A l’issue de la Seconde Guerre mondiale, la bonne idée était de créer une organisation internationale pour contribuer à ramener la paix dans le monde en traitant et en prévenant les conflits. Mais elle a été accompagnée d’une mauvaise idée, la création d’un Conseil de sécurité qui donne la possibilité à cinq grandes puissances, par le biais du fameux droit de veto, de bloquer n’importe quelle prise de position émanant de pays tiers, y compris de l’Assemblée générale onusienne, en vote écrasant.
Le pays qui en a usé et abusé a été les Etats-Unis, devenus la plus grande puissance mondiale avec la volonté affichée de régenter les affaires du monde. C’est le gendarme du monde, aux côtés, mais à un moindre degré, de la Russie, du Royaume-Uni, de la France et de la Chine. Washington a usé et abusé de ce droit de veto pour protéger ses intérêts et ceux de ses alliés, parmi lesquels Israël.
Le tout dernier épisode est intervenu le 8 décembre à la suite d’un projet de résolution qui réclamait un cessez-le-feu dans la Bande de Ghaza appuyé par près de 100 pays exigeant «un cessez-le-feu humanitaire immédiat», la libération des otages et un accès facilité de l’aide humanitaire. Depuis le début du conflit entre l'entité sioniste et le Hamas, alors même qu’il a fait plus de 17 000 morts, c’est le cinquième projet de résolution qui échoue du fait du droit de veto, une «position immorale et inhumaine» et une «participation directe» aux «massacres», selon le Hamas. Le projet de résolution – qui a recueilli 13 voix en faveur, une contre (Etats-Unis) et une abstention (Royaume-Uni) – avait été préparé par les Emirats arabes unis après qu’Antònio Guterres ait mis en avant, ce qui est rare, l’article 99 de la Charte des Nations unies, qui permet au secrétaire général d’attirer l’attention du Conseil de sécurité sur un dossier qui «pourrait mettre en danger le maintien de la paix et de la sécurité internationales».

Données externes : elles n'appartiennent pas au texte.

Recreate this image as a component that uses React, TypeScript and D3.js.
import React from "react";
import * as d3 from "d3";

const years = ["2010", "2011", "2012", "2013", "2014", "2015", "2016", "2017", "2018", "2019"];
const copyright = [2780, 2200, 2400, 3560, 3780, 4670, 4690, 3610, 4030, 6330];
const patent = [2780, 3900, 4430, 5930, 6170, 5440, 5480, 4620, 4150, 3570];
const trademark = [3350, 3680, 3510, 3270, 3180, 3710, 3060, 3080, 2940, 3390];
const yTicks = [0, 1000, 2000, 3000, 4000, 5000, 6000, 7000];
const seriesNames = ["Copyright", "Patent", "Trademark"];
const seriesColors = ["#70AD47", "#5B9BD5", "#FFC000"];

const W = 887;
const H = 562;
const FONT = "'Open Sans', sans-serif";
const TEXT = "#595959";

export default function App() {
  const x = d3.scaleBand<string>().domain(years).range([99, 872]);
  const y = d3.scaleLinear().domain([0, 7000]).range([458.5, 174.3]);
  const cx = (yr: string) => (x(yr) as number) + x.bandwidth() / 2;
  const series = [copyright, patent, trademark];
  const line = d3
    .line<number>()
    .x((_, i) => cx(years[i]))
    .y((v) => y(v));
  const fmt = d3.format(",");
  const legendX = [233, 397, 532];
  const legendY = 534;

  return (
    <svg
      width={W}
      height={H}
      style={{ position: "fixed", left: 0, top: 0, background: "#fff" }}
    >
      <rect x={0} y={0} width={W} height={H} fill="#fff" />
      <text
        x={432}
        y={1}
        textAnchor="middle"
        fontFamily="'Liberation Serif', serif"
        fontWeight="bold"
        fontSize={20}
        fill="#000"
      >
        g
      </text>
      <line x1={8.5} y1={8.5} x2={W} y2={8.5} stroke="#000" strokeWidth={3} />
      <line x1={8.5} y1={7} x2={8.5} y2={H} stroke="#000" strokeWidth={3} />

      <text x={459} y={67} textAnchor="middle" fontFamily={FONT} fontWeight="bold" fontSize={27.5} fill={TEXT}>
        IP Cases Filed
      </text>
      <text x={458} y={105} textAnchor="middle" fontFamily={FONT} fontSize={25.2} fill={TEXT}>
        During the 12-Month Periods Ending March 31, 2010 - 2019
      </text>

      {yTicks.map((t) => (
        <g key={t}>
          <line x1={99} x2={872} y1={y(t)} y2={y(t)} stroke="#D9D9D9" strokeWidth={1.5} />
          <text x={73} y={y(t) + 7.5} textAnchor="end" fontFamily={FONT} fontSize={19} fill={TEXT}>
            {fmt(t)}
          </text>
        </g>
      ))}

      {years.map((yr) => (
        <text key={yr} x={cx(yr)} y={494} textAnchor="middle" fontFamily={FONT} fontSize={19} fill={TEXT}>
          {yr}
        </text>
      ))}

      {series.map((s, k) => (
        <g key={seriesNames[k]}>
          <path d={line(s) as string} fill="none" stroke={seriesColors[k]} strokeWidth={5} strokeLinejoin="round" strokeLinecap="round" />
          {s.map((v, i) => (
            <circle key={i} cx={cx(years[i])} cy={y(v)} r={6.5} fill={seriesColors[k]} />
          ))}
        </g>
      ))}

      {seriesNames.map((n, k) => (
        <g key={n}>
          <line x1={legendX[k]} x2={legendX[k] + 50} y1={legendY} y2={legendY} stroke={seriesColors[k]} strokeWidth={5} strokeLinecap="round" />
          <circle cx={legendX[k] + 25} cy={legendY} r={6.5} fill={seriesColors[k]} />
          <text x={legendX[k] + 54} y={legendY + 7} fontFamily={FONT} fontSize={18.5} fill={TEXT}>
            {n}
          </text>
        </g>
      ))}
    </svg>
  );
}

Cela n’a donc pas suffi pour convaincre les Etats-Unis, tant leur soutien à Israël passe avant toute autre considération, y compris lorsque l’armée et le gouvernement de cet Etat se sont lancés dans la mise en œuvre d’un des plus grands génocides que l’humanité ait connu. Ce veto a choqué le monde entier du fait qu’il n’avait qu’une dimension humanitaire, ne visant qu’à arrêter le massacre des Ghazaouis.
Les ONG humanitaires ont été les premières à monter au créneau, estimant, à l’image de Human Rights Watch, qu’«en continuant à fournir des armes et une protection diplomatique à Israël qui commet des atrocités (...), les Etats-Unis risquent de se rendre complices de crimes de guerre». Il faut souligner que le secrétaire général de l’ONU avait appelé avec force le Conseil de sécurité à agir pour éviter l'«effondrement total de l’ordre public» dans la Bande de Ghaza.

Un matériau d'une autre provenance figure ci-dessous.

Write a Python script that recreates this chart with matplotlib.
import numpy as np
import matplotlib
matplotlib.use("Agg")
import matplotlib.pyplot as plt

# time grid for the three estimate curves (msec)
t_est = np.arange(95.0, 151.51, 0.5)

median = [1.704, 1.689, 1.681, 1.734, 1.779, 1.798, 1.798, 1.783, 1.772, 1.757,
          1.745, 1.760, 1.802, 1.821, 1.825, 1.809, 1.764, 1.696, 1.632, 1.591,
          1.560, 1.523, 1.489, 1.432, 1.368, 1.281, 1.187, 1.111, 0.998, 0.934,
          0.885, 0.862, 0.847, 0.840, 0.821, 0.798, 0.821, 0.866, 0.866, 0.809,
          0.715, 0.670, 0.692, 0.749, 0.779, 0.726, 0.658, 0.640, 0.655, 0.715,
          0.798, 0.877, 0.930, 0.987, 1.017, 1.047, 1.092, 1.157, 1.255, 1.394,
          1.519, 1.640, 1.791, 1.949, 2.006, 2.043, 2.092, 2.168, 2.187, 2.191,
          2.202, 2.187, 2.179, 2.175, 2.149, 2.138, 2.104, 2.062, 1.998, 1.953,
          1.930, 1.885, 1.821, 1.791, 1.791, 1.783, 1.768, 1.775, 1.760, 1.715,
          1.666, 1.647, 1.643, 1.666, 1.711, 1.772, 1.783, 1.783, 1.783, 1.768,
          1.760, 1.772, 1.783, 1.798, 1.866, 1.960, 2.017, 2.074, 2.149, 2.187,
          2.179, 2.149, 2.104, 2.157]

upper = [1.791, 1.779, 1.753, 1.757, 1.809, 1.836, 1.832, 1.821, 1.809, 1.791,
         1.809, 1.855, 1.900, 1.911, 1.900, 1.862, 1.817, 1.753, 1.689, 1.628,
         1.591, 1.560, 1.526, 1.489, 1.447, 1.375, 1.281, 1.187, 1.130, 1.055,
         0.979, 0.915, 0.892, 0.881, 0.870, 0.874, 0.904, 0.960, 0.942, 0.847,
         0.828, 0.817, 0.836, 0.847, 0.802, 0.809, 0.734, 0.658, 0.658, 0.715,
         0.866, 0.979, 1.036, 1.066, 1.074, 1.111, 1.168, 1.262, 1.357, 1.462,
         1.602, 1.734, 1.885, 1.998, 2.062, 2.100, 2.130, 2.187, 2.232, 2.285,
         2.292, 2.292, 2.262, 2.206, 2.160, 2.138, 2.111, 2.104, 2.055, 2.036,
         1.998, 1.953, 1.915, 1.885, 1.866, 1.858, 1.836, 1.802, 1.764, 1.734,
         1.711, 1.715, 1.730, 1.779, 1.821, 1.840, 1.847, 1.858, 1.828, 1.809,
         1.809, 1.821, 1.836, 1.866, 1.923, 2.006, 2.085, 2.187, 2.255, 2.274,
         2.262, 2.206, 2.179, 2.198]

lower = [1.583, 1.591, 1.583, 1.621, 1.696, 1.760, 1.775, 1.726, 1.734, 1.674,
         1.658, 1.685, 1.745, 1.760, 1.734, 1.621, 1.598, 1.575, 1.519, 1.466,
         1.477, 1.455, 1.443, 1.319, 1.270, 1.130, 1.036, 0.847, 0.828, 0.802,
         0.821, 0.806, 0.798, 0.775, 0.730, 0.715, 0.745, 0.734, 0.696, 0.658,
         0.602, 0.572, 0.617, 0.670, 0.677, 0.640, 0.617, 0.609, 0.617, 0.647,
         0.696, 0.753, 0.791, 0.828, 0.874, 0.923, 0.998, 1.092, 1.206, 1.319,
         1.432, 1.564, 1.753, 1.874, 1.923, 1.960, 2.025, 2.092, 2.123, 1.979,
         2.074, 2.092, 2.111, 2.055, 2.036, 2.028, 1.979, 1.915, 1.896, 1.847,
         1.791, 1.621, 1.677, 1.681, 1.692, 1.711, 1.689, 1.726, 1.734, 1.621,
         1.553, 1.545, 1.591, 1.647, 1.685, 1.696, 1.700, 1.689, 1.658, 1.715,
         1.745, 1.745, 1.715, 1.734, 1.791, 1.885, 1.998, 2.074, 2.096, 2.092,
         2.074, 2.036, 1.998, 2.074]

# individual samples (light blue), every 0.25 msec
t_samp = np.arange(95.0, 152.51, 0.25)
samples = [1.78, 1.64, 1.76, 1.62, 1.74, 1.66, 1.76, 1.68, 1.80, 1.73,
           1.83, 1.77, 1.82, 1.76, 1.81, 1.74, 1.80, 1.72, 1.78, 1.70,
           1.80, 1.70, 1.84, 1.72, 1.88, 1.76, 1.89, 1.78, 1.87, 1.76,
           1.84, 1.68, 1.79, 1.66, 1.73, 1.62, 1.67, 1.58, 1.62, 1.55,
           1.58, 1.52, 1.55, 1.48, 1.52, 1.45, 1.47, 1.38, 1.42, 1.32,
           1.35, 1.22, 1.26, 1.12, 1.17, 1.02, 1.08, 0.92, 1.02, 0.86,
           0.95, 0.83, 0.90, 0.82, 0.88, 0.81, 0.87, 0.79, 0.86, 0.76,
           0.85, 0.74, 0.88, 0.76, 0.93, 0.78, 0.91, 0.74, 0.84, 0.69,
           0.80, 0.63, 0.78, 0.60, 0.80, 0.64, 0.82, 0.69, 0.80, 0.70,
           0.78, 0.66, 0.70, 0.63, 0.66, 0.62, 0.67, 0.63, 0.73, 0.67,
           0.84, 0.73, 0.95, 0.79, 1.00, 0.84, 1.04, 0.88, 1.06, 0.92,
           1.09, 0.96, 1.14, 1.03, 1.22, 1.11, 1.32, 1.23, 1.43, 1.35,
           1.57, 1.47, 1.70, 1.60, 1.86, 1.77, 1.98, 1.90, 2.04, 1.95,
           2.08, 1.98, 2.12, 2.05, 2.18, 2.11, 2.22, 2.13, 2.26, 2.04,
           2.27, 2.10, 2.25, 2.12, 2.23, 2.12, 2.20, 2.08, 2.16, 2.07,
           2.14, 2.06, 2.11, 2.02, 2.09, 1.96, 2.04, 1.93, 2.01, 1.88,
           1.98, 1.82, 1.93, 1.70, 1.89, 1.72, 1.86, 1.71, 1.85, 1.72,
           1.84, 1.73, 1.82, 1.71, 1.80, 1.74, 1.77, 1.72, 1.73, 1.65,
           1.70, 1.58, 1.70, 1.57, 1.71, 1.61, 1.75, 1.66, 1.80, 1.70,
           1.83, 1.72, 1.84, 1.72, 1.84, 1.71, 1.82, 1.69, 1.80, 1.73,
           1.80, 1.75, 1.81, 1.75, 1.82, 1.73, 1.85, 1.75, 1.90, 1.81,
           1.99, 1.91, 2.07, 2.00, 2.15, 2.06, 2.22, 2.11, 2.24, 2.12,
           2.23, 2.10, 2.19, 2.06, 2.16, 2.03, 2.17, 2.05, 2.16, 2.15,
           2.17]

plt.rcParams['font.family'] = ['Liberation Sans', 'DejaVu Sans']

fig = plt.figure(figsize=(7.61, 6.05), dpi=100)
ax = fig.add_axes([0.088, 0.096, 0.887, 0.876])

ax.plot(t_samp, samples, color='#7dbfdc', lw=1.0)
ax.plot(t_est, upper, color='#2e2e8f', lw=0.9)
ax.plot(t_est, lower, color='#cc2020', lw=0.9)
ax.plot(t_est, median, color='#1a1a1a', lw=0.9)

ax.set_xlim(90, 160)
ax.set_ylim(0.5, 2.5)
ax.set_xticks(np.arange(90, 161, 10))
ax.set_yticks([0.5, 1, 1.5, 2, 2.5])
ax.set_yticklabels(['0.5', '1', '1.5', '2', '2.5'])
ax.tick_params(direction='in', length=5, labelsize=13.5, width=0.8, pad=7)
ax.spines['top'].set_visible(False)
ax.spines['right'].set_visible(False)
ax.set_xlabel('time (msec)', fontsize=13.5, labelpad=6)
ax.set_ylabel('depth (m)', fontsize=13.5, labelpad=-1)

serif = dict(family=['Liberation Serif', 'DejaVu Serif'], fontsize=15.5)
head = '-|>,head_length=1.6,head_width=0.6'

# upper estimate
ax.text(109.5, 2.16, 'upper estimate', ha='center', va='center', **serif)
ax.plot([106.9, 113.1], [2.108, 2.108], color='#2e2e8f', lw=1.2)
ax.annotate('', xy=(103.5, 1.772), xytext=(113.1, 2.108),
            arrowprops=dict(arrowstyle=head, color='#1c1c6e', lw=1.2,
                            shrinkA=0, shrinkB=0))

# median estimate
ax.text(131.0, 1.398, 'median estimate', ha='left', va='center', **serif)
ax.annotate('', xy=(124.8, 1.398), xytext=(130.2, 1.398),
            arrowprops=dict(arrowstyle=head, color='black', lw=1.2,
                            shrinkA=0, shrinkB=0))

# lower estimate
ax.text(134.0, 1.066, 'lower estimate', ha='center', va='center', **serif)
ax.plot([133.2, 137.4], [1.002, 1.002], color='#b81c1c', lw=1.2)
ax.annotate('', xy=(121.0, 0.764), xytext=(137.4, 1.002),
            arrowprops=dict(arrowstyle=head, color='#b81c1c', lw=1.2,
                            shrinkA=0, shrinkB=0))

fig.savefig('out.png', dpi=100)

Au-delà de cet épisode tragique est posé de nouveau le rôle du Conseil de sécurité, particulièrement du droit de veto accordé à cinq puissances dans un contexte ancien dépassé par l’évolution du monde. Selon Antònio Guterres, «c’est la réforme ou la rupture». Parmi ces cinq membres permanents du Conseil de sécurité, il n’y a pas de représentants de continents, sous-continents ou régions entières permanents, comme l’Amérique du Sud, l’Afrique ou les Caraïbes.

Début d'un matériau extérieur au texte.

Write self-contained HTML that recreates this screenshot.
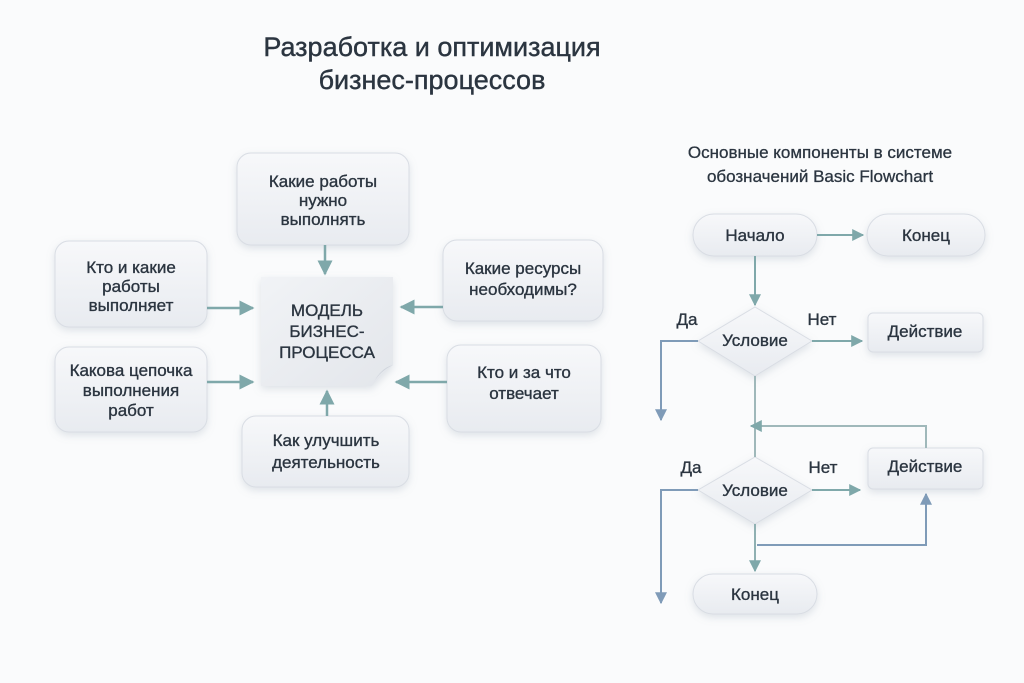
<!DOCTYPE html>
<html><head><meta charset="utf-8"><style>
html,body{margin:0;padding:0;background:#fafbfc;}
svg{display:block;font-family:"Liberation Sans","DejaVu Sans",sans-serif;}
</style></head><body>
<svg width="1024" height="683" viewBox="0 0 1024 683" xmlns="http://www.w3.org/2000/svg">
<defs>
<linearGradient id="g" x1="0" y1="0" x2="0" y2="1"><stop offset="0" stop-color="#f7f8fa"/><stop offset="1" stop-color="#e8ebf0"/></linearGradient>
<linearGradient id="n" x1="0" y1="0" x2="1" y2="1"><stop offset="0" stop-color="#f1f3f6"/><stop offset="1" stop-color="#e3e6eb"/></linearGradient>
<filter id="s" x="-20%" y="-20%" width="140%" height="150%"><feDropShadow dx="0" dy="3" stdDeviation="4" flood-color="#8a96a8" flood-opacity="0.25"/></filter>
<marker id="a" viewBox="0 0 10 10" refX="9" refY="5" markerWidth="6" markerHeight="6" orient="auto-start-reverse"><path d="M0,0L10,5L0,10z" fill="#7fa8aa"/></marker>
<marker id="b" viewBox="0 0 10 10" refX="9" refY="5" markerWidth="6" markerHeight="6" orient="auto-start-reverse"><path d="M0,0L10,5L0,10z" fill="#7f9bb8"/></marker>
</defs>
<rect width="1024" height="683" fill="#fafbfc"/>
<g fill="#2b3540" font-size="27" text-anchor="middle" stroke="#2b3540" stroke-width="0.4">
<text x="432" y="56">Разработка и оптимизация</text>
<text x="432" y="89">бизнес-процессов</text>
</g>
<g fill="url(#g)" stroke="#d9dde4" stroke-width="1" filter="url(#s)">
<rect x="237" y="153" width="172" height="92" rx="14"/>
<rect x="55" y="241" width="152" height="86" rx="14"/>
<rect x="55" y="347" width="152" height="85" rx="14"/>
<rect x="443" y="240" width="160" height="81" rx="14"/>
<rect x="447" y="345" width="154" height="87" rx="14"/>
<rect x="242" y="416" width="167" height="71" rx="14"/>
</g>
<path d="M261,277H393V365L372,386H261Z" fill="url(#n)" filter="url(#s)"/>
<path d="M372,386Q378,372 393,365Q380,368 372,386Z" fill="#cfd4dc"/>
<g fill="#2b3540" font-size="17" text-anchor="middle" stroke="#2b3540" stroke-width="0.35">
<text x="323" y="187">Какие работы</text><text x="323" y="206">нужно</text><text x="323" y="225">выполнять</text>
<text x="131" y="273">Кто и какие</text><text x="131" y="292">работы</text><text x="131" y="311">выполняет</text>
<text x="131" y="376">Какова цепочка</text><text x="131" y="396">выполнения</text><text x="131" y="416">работ</text>
<text x="523" y="274">Какие ресурсы</text><text x="523" y="295">необходимы?</text>
<text x="524" y="378">Кто и за что</text><text x="524" y="399">отвечает</text>
<text x="326" y="446">Как улучшить</text><text x="326" y="468">деятельность</text>
<text x="327" y="316">МОДЕЛЬ</text><text x="327" y="337">БИЗНЕС-</text><text x="327" y="358">ПРОЦЕССА</text>
</g>
<g stroke="#7fa8aa" stroke-width="2.5" fill="none" marker-end="url(#a)">
<path d="M325,245V274"/><path d="M207,308H253"/><path d="M207,382H253"/>
<path d="M443,307H401"/><path d="M447,382H396"/><path d="M327,416V391"/>
</g>
<g fill="#2b3540" font-size="17" text-anchor="middle" stroke="#2b3540" stroke-width="0.3">
<text x="820" y="158">Основные компоненты в системе</text>
<text x="820" y="182">обозначений Basic Flowchart</text>
</g>
<g fill="url(#g)" stroke="#d9dde4" filter="url(#s)">
<rect x="693" y="214" width="124" height="42" rx="21"/>
<rect x="867" y="214" width="118" height="42" rx="21"/>
<rect x="868" y="313" width="115" height="39" rx="5"/>
<rect x="868" y="448" width="115" height="41" rx="5"/>
<rect x="693" y="574" width="124" height="40" rx="20"/>
<path d="M755,307L812,341L755,376L698,341Z"/>
<path d="M755,457L812,490L755,524L698,490Z"/>
</g>
<g stroke-width="2" fill="none">
<path d="M817,235H863" stroke="#7fa8aa" marker-end="url(#a)"/>
<path d="M755,256V305" stroke="#7fa8aa" marker-end="url(#a)"/>
<path d="M812,341H862" stroke="#7fa8aa" marker-end="url(#a)"/>
<path d="M698,341H661V420" stroke="#7f9bb8" marker-end="url(#b)"/>
<path d="M755,376V457" stroke="#9fb8ba"/>
<path d="M926,448V426H751" stroke="#9fb8ba" marker-end="url(#a)"/>
<path d="M812,490H860" stroke="#7fa8aa" marker-end="url(#a)"/>
<path d="M698,490H661V603" stroke="#7f9bb8" marker-end="url(#b)"/>
<path d="M755,524V571" stroke="#8fb0b2" marker-end="url(#a)"/>
<path d="M757,545H926V494" stroke="#7f9bb8" marker-end="url(#b)"/>
</g>
<g fill="#2b3540" font-size="17" text-anchor="middle" stroke="#2b3540" stroke-width="0.35">
<text x="755" y="241">Начало</text><text x="926" y="241">Конец</text>
<text x="755" y="346">Условие</text><text x="755" y="496">Условие</text>
<text x="925" y="337">Действие</text><text x="925" y="472">Действие</text>
<text x="755" y="600">Конец</text>
<text x="687" y="325">Да</text><text x="822" y="325">Нет</text>
<text x="691" y="473">Да</text><text x="823" y="473">Нет</text>
</g>
</svg>
</body></html>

La seule grande réforme date de 1965, lorsqu’il est passé de onze à quinze membres, avec l’ajout de quatre sièges élus de membres non permanents. La grande oubliée est l’Afrique : avec ses 54 pays membres et 1,3 milliard d’habitants, le continent représente plus d’un quart des membres de l’ONU, 18% de la population mondiale et 50% des questions à l’ordre du jour du Conseil de sécurité. Ses dirigeants ont soumis, en 2005, un plan prévoyant de donner à l’Afrique deux sièges permanents au Conseil de sécurité, et cinq de membres non permanents au lieu des deux que le continent occupe depuis 1965. Sans succès et depuis cette date, l’Afrique peine à faire entendre sa voix, butant essentiellement sur la possibilité d’accorder ou non le droit de veto à de nouveaux membres permanents. Selon les experts, «la suppression du droit de veto semble impossible, puisque pour y parvenir, il faudrait une réforme de la Charte, qui ne pourrait être adoptée qu’avec l’accord des membres permanents.
Des pays ont avancé l’idée d’une restriction de l’usage du droit de veto, ce qui indique que les membres permanents ne devraient pas en user en cas de désastre humanitaire. Cette proposition n’a pas été retenue et si elle avait été retenue, Israël n’aurait pas bénéficié du soutien américain et aurait donc été contraint à accepter le cessez-le-feu exigé de lui par l’Assemblée générale de l’ONU.